The 1920s produced a yacht club’s worth of cocktails called the Millionaire. Trouble is, in the words of spirits historian David Wondrich, “most of ‘em sucked.” Wondrich sticks to the earliest known recipe to lay claim to the moneyed moniker, born in London’s swank Ritz Hotel around the time of Prohibition and consisting of rye, Grand Marnier, grenadine and egg white. Over the years substitutions have been made, like bourbon for rye, framboise liqueur in place of the grenadine or a less domineering orange flavor than the Marnier. Two additions have also become commonplace. While David Embury said the original recipe “produces a very satisfactory drink, in my opinion it is improved by a small quantity of lemon juice.” He also didn’t look askance on a dash of absinthe.

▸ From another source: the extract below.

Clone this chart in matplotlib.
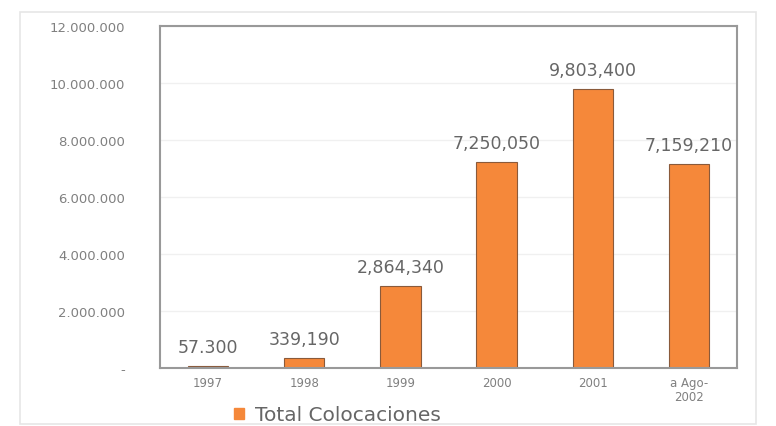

Embury, as usual, was on the money. Lemon juice is essential, providing a welcome countervailing element to the egg white. There’s a rich sweetness to this drink that puts it squarely in the after-dinner category. Given a choice, I prefer last week’s Millionaire. But I can’t see any one-percenters ordering either one. They’re more a single malt Scotch crowd.
The Millionaire (Whiskey)
2 oz. rye (or bourbon)
½ oz. curaçao
½ oz. lemon juice
2-3 dashes grenadine
dash of absinthe (or Pernod)
Combine the first five ingredients. Shake without ice, then with. Strain into a cocktail glass rinsed or misted with absinthe (or Pernod).